Biennial University of Oregon event offered performances, constructive creative feedback, and advice from veteran American composers

Story, photos and video by GARY FERRINGTON

When the 105 invited composers in last month’s 25th Oregon Bach Festival Composers Symposium asked the veteran composers in residence for advice about how to forge a career in music, over and over again one concept kept coming up: diversify. Be open to diverse cultures, search out new experiences and ideas through reading, travel, and collaboration (such as forming musical ensembles), explore other art forms like dance and theater.

“I created the symposium as a ‘big tent’ for an unbounded range of creators and performers of new music: we welcome participants from every part of the broad spectrum of the styles and ideas that constitute our new music culture today,” symposium founder and director Robert Kyr told ArtsWatch. “But that is not all. We are seeking to create a wealth of opportunities for the future of music, which from my perspective, must be rooted in the greatest diversity of creativity and co-creation possible.”

All 4 Sound (percussion duo) with Kathie Hsieh.

The University of Oregon symposium itself practiced what its mentors preached. The composer/performers who arrived in Eugene June 24 with musical instruments in tow and freshly composed scores in hand hailed from across the US and 10 other countries. Over the next three weeks at the UO School of Music and Dance, they became a cadre of individuals with diverse interests and cultural backgrounds, eager to share ideas, learn from one another, and form co-creative and collaborative relationships in music. They quickly found themselves engaged in a seemingly endless schedule of daily activities with on-going rehearsal sessions, numerous concerts, guest artist performances, small group mentoring sessions, master composer seminars, and late night brew and burgers at McMenamins East 19th Street Cafe.

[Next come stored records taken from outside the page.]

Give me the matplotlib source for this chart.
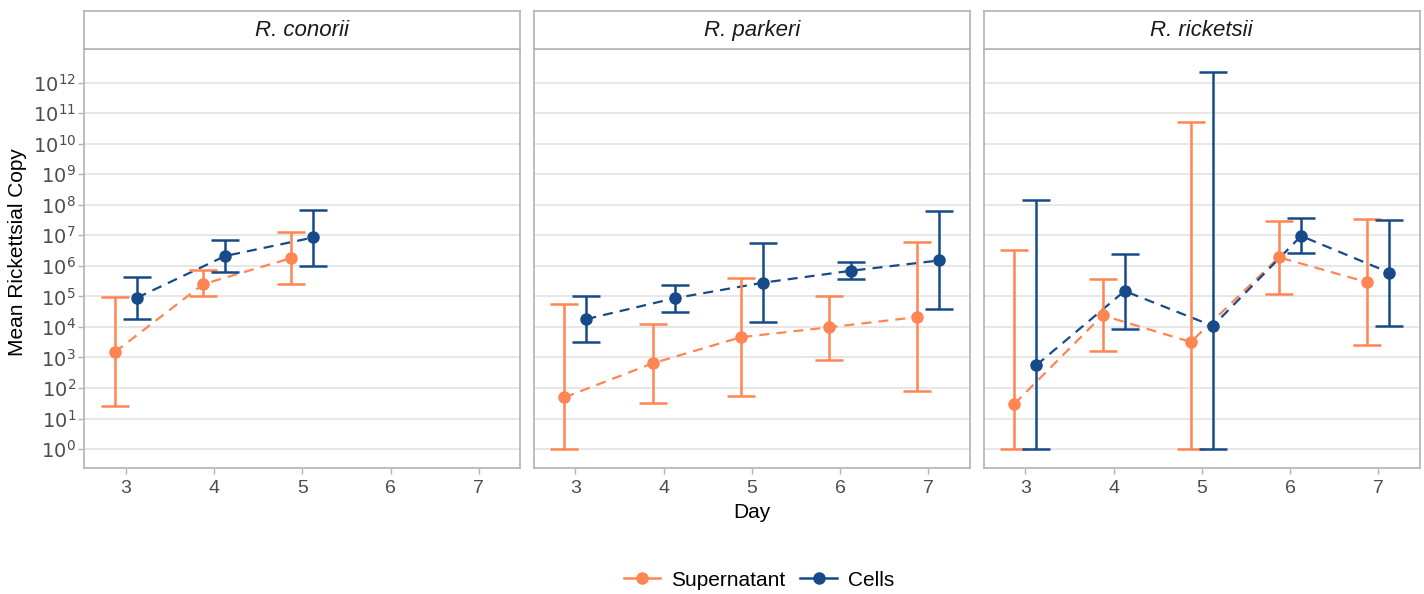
import numpy as np
import matplotlib
matplotlib.use("Agg")
import matplotlib.pyplot as plt
from matplotlib.lines import Line2D

plt.rcParams['font.family'] = ['Liberation Sans', 'DejaVu Sans']

# -------------------------
# data
# -------------------------
species = ["R. conorii", "R. parkeri", "R. ricketsii"]

conorii_days = [3, 4, 5]
conorii_sup_mean = [1.5e3, 2.5e5, 1.8e6]
conorii_sup_low = [26, 1.0e5, 2.5e5]
conorii_sup_high = [9.5e4, 7.5e5, 1.3e7]
conorii_cell_mean = [9.0e4, 2.1e6, 8.5e6]
conorii_cell_low = [1.8e4, 6.3e5, 1.0e6]
conorii_cell_high = [4.2e5, 6.8e6, 6.7e7]

parkeri_days = [3, 4, 5, 6, 7]
parkeri_sup_mean = [49, 640, 4.6e3, 9.7e3, 2.1e4]
parkeri_sup_low = [1, 33, 53, 850, 78]
parkeri_sup_high = [5.7e4, 1.2e4, 3.9e5, 1.0e5, 5.9e6]
parkeri_cell_mean = [1.8e4, 8.7e4, 2.8e5, 6.9e5, 1.5e6]
parkeri_cell_low = [3.3e3, 3.0e4, 1.4e4, 3.8e5, 3.9e4]
parkeri_cell_high = [1.0e5, 2.4e5, 5.6e6, 1.3e6, 6.3e7]

ricketsii_days = [3, 4, 5, 6, 7]
ricketsii_sup_mean = [30, 2.4e4, 3.2e3, 1.9e6, 2.9e5]
ricketsii_sup_low = [1, 1.6e3, 1, 1.2e5, 2.6e3]
ricketsii_sup_high = [3.4e6, 3.7e5, 5.0e10, 3.0e7, 3.3e7]
ricketsii_cell_mean = [560, 1.5e5, 1.07e4, 9.5e6, 6.0e5]
ricketsii_cell_low = [1, 8.5e3, 1, 2.6e6, 1.1e4]
ricketsii_cell_high = [1.4e8, 2.4e6, 2.3e12, 3.6e7, 3.2e7]

series_names = ["Supernatant", "Cells"]
colors = {"Supernatant": "#FF8552", "Cells": "#174A89"}

panels = [
    (conorii_days,
     (conorii_sup_mean, conorii_sup_low, conorii_sup_high),
     (conorii_cell_mean, conorii_cell_low, conorii_cell_high)),
    (parkeri_days,
     (parkeri_sup_mean, parkeri_sup_low, parkeri_sup_high),
     (parkeri_cell_mean, parkeri_cell_low, parkeri_cell_high)),
    (ricketsii_days,
     (ricketsii_sup_mean, ricketsii_sup_low, ricketsii_sup_high),
     (ricketsii_cell_mean, ricketsii_cell_low, ricketsii_cell_high)),
]

# -------------------------
# layout
# -------------------------
W, H = 1424, 594
fig = plt.figure(figsize=(W / 100, H / 100), dpi=100)

panel_lefts = [84.3, 533.7, 983.7]
panel_w = 436.0
plot_top, plot_bottom = 49.3, 467.7
strip_top = 11.0

border = "#B3B3B3"
grid_c = "#E3E3E3"
tick_c = "#4D4D4D"
dodge = 0.125

for i, (days, sup, cell) in enumerate(panels):
    left = panel_lefts[i] / W
    ax = fig.add_axes([left, (H - plot_bottom) / H, panel_w / W,
                       (plot_bottom - plot_top) / H])
    sax = fig.add_axes([left, (H - plot_top) / H, panel_w / W,
                        (plot_top - strip_top) / H])

    # strip
    sax.set_xticks([])
    sax.set_yticks([])
    for s in sax.spines.values():
        s.set_color(border)
        s.set_linewidth(1.2)
    sax.text(0.5, 0.48, species[i], style="italic", fontsize=16,
             ha="center", va="center", color="#1A1A1A",
             transform=sax.transAxes)

    ax.set_yscale("log")
    d = np.array(days, dtype=float)
    for name, (m, lo, hi), off in [("Supernatant", sup, -dodge),
                                   ("Cells", cell, dodge)]:
        m = np.array(m)
        lo = np.array(lo)
        hi = np.array(hi)
        c = colors[name]
        ax.plot(d + off, m, linestyle=(0, (4.5, 3.2)), color=c, lw=1.6,
                zorder=3)
        ax.errorbar(d + off, m, yerr=[m - lo, hi - m], fmt="o", color=c,
                    ms=8, elinewidth=1.8, capsize=10, capthick=1.8,
                    zorder=4)

    ax.set_xlim(2.528, 7.469)
    ax.set_ylim(10 ** -0.61, 10 ** 13.09)
    ax.set_xticks([3, 4, 5, 6, 7])
    ax.set_yticks([10.0 ** k for k in range(13)])
    ax.minorticks_off()
    ax.grid(axis="y", color=grid_c, lw=1.2)
    ax.set_axisbelow(True)
    for s in ax.spines.values():
        s.set_color(border)
        s.set_linewidth(1.2)
    ax.tick_params(axis="both", colors=border, labelcolor=tick_c,
                   length=4, width=1.0, labelsize=14)
    ax.tick_params(axis="x", pad=5)
    if i == 0:
        ax.set_yticklabels([r"$10^{%d}$" % k for k in range(13)])
        ax.tick_params(axis="y", pad=2)
    else:
        ax.tick_params(axis="y", length=0, labelleft=False)

# axis titles
fig.text(751.7 / W, 1 - 513 / H, "Day", ha="center", va="center",
         fontsize=15)
fig.text(18 / W, 1 - 252 / H, "Mean Rickettsial Copy", rotation=90,
         ha="center", va="center", fontsize=15)

# legend
handles = [Line2D([0], [0], color=colors[n], marker="o", ms=8, lw=1.8)
           for n in series_names]
fig.legend(handles, series_names, loc="center", ncol=2,
           bbox_to_anchor=(759 / W, 1 - 580 / H), frameon=False,
           fontsize=15, handlelength=1.75, columnspacing=0.7,
           handletextpad=0.55)

fig.savefig("out.png", dpi=100)
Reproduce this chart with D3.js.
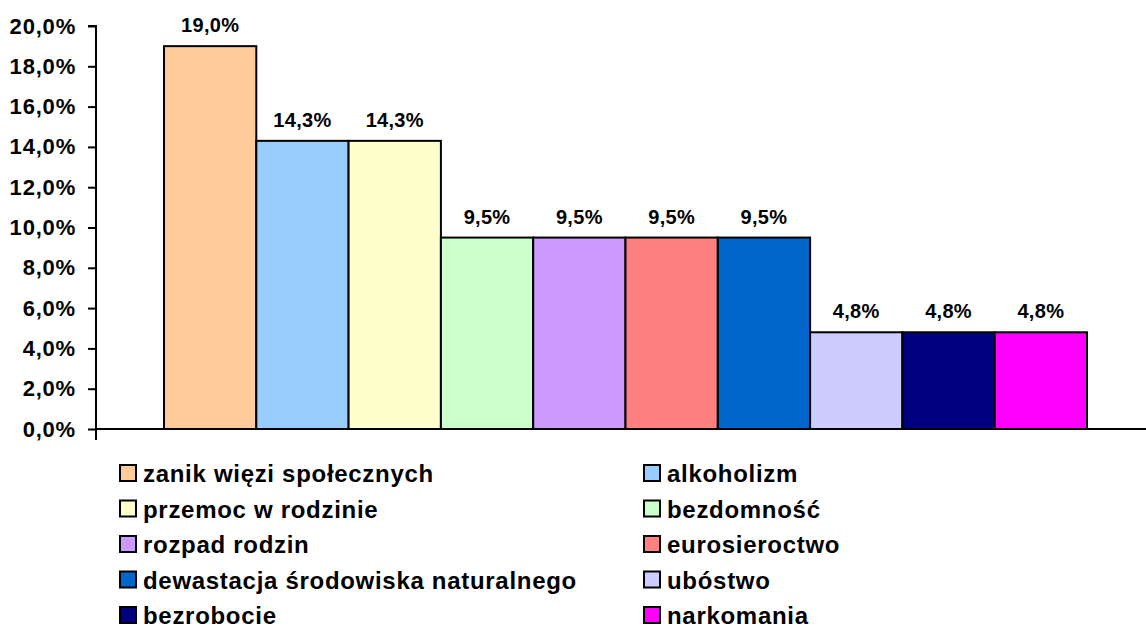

Composers eagerly anticipated the opportunity to have their own vocal and instrumental music publicly performed. After hours of rehearsals and mentoring by guest artists, the pieces were presented in any number of events including the American Creators Ensemble afternoon concerts, Guest Artists Showcases, Vocal Fellow programs, Composers Film Festival with screenings of films scored by composers; some with live music, and the Wild Nights concert series that started at 10:00 pm! All together there were 22 concerts and live music events that involved 60 vocalists, instrumentalists and conductors performing 92 compositions — including 53 world premieres.

As a correspondent and advocate for new music, I was excited to attend my third OBF Composers Symposium. I knew right from day one, when participants were encouraged to explore collaborative and co-creative endeavors, that this wasn’t going to be a showcase for egos. The symposium proved to be a transformative experience as a diverse cadre of men and women ranging in age from late teens to early senior years, came together to create and perform new music here at end of the second decade of the 21st Century.